──────── ENTRIES SUPPLIED
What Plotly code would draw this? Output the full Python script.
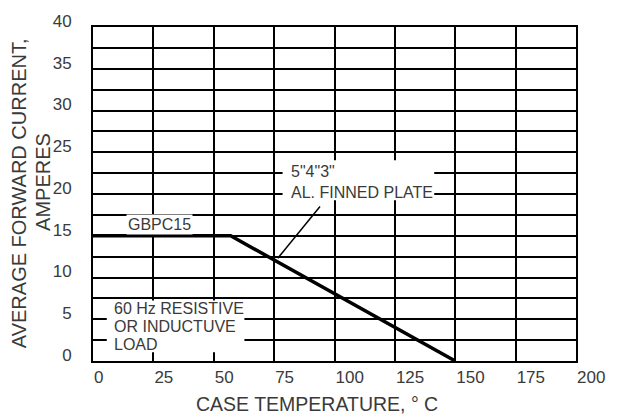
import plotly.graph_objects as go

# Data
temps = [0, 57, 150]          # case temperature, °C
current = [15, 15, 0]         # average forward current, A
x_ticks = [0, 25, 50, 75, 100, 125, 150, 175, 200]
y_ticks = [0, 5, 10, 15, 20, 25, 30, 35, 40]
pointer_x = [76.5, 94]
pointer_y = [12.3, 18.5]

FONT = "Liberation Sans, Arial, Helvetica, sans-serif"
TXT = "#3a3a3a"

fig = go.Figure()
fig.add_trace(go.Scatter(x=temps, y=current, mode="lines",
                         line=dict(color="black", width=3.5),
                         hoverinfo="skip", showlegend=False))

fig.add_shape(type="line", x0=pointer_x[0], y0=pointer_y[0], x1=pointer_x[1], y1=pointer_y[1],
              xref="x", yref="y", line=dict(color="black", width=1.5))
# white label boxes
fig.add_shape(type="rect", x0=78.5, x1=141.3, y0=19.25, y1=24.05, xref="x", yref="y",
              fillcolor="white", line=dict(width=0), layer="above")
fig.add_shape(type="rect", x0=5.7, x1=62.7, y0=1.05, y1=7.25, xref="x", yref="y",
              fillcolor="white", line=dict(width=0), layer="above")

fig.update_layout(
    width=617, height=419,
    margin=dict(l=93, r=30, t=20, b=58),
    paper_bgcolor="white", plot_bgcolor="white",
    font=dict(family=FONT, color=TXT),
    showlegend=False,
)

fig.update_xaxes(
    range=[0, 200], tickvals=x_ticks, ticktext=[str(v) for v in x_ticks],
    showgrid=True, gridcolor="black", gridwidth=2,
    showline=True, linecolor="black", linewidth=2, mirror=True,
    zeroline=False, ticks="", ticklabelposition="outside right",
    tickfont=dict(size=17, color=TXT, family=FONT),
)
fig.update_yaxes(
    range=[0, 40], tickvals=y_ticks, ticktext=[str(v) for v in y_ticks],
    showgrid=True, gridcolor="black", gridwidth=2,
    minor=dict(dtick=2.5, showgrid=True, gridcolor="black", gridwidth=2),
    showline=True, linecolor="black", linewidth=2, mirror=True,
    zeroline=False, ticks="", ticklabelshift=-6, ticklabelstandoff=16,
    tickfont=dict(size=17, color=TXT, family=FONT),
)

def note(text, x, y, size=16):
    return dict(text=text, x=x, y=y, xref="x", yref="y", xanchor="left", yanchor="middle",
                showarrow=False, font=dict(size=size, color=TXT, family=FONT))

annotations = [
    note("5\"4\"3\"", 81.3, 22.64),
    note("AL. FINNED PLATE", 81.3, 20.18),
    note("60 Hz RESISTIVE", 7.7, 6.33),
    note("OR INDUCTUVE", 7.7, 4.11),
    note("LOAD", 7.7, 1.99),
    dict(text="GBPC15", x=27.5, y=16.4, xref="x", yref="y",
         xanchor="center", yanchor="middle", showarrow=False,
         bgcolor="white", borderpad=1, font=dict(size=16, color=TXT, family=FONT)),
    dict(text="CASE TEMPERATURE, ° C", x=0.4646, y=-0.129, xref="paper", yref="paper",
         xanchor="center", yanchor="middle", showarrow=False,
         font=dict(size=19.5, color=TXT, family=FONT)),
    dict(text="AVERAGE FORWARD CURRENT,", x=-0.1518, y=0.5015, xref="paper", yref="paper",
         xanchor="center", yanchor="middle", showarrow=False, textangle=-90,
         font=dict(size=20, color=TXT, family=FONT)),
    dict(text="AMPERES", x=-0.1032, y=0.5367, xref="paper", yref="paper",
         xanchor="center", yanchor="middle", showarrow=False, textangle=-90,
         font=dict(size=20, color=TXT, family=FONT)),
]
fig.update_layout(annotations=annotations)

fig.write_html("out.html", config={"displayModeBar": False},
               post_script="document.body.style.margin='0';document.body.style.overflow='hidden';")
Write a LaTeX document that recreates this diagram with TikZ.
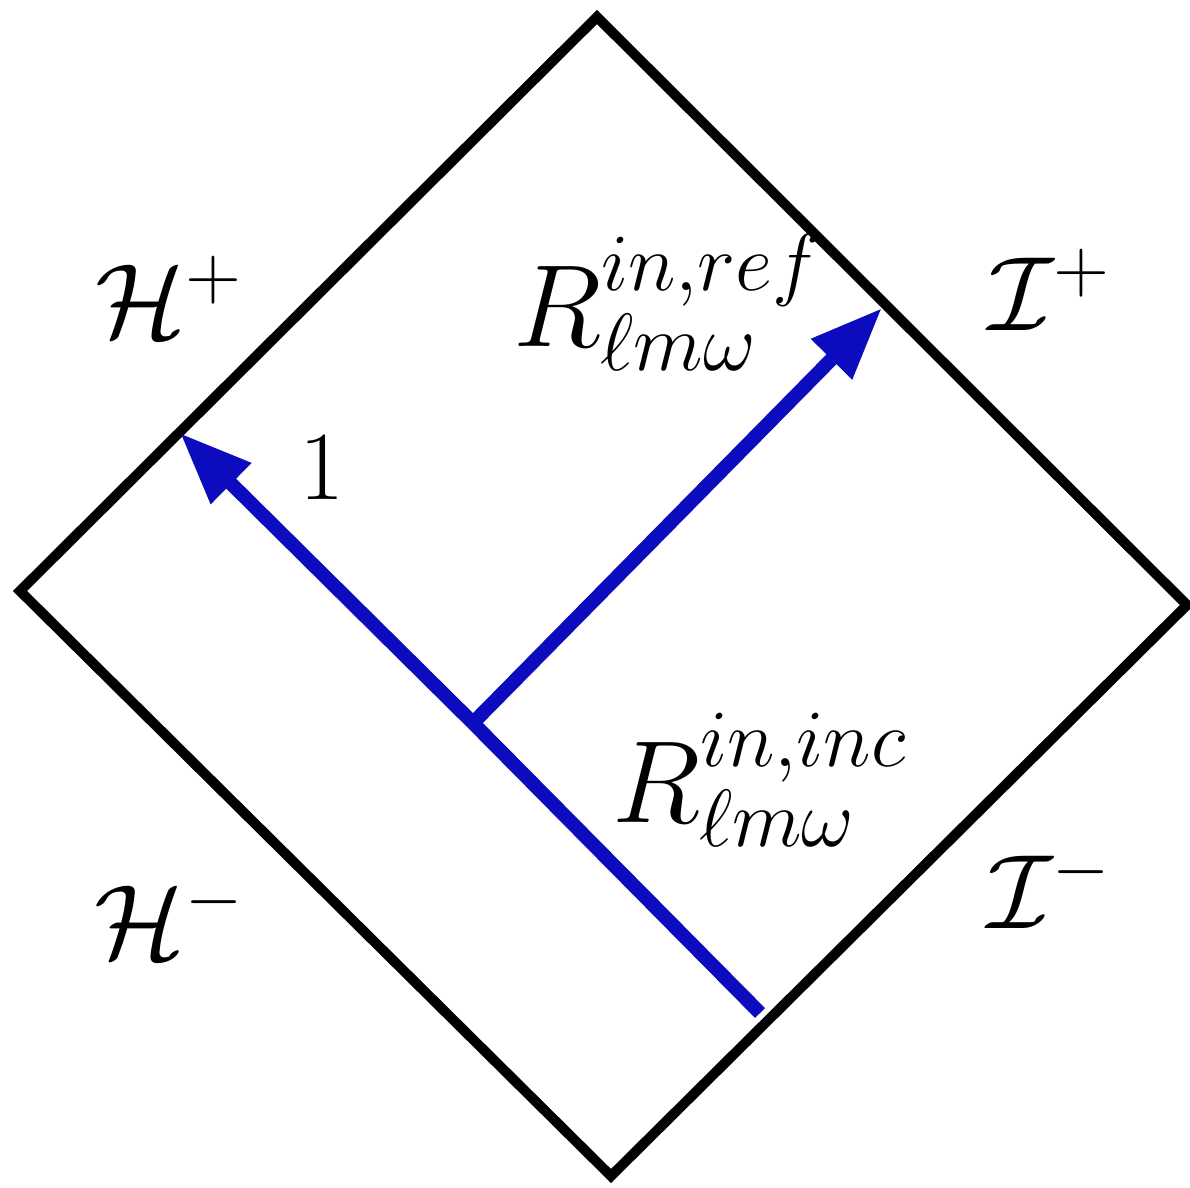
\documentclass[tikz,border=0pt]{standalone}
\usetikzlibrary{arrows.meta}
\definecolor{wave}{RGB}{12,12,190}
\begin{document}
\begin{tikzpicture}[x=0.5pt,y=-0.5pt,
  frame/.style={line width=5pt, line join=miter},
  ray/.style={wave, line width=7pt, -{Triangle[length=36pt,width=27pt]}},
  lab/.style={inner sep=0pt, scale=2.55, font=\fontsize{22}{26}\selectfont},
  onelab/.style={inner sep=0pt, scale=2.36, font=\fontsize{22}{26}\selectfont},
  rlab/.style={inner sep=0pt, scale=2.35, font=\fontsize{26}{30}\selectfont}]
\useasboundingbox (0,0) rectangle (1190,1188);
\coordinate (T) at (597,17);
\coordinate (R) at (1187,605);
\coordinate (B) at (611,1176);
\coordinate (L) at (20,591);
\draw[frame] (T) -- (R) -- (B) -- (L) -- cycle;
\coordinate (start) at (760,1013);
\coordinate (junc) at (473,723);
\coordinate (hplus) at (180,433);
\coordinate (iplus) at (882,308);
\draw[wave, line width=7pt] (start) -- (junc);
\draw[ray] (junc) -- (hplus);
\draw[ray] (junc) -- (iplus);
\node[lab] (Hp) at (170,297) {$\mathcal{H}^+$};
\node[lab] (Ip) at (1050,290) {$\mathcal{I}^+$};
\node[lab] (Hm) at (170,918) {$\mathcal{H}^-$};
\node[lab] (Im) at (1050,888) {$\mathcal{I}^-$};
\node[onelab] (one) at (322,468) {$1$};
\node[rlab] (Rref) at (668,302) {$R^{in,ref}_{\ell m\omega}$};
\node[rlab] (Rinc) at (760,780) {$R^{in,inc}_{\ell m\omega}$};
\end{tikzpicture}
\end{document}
────────────────
──────── ENTRIES SUPPLIED
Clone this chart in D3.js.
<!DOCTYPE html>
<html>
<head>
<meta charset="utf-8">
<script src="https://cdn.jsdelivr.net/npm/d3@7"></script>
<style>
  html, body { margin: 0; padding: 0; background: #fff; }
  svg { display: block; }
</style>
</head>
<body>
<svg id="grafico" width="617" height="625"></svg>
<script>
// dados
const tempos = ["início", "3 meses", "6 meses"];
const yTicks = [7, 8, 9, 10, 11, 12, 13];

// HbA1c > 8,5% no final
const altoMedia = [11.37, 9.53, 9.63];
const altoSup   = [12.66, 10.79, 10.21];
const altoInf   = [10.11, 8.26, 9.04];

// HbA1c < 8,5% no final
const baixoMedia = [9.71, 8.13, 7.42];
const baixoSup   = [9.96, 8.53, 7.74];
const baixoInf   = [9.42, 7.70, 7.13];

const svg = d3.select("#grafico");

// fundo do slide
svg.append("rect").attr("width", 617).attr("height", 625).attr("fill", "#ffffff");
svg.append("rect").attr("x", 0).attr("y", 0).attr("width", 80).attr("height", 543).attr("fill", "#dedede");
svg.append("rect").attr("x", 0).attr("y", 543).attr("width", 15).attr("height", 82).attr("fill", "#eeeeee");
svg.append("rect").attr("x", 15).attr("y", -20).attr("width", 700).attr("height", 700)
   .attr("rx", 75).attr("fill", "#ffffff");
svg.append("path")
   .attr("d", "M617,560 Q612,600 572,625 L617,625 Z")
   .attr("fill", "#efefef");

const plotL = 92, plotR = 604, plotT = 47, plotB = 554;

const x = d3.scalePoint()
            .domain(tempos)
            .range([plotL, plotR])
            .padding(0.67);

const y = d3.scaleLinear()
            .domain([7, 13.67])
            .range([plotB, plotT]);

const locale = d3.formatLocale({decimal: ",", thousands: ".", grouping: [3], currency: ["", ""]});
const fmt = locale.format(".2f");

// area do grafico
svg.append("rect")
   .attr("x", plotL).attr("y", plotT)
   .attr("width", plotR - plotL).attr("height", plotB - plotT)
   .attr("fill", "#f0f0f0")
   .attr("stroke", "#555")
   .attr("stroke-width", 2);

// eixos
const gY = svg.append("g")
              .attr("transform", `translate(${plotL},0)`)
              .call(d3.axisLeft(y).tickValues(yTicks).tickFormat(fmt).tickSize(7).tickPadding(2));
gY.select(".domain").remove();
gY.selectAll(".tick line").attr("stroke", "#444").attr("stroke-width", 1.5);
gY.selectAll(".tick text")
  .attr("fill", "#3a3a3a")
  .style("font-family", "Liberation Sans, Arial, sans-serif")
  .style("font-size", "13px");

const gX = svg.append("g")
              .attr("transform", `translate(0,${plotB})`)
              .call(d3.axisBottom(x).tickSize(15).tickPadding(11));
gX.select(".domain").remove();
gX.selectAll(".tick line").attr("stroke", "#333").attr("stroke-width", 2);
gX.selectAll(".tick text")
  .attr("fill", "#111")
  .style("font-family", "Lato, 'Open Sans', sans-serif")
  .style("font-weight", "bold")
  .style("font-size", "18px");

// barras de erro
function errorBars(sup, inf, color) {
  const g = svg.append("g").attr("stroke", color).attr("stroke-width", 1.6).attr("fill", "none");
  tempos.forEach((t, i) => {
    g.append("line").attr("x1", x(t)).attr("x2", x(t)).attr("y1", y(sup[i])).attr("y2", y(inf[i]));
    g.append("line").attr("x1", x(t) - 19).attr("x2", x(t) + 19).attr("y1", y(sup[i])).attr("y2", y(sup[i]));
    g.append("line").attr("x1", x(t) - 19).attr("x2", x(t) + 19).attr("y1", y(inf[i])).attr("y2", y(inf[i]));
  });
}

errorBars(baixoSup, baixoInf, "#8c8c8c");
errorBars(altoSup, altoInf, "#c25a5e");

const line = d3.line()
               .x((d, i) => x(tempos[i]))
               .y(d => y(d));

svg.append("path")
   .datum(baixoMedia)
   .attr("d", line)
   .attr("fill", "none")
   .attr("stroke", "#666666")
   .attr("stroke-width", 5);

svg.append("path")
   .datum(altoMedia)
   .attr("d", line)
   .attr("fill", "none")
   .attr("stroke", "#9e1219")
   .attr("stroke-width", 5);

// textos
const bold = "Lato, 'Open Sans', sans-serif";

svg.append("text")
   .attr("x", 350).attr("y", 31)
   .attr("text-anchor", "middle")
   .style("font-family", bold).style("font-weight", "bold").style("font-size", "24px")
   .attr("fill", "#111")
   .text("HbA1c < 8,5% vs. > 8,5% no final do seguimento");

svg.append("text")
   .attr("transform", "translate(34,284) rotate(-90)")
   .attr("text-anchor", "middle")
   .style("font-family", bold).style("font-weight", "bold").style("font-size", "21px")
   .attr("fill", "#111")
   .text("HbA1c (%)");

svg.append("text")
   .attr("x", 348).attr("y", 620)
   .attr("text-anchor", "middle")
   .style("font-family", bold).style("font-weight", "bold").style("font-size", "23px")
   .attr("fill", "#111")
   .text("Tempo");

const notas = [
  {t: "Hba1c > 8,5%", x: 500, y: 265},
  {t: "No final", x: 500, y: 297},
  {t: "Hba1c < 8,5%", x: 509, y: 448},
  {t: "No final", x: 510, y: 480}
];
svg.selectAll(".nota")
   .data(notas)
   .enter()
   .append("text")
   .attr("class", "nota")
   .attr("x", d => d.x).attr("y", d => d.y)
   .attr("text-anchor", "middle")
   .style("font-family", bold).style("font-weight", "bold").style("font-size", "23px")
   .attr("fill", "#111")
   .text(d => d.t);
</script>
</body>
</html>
────────────────
▶ **THE PROBLEM**: Extract from the material above the stretch running from the line containing "What Plotly code" through the line containing "import plotly.graph_objects as go". Keep the text exact and the pictures out.

▶ **TASK SOLUTION**:
What Plotly code would draw this? Output the full Python script.
import plotly.graph_objects as go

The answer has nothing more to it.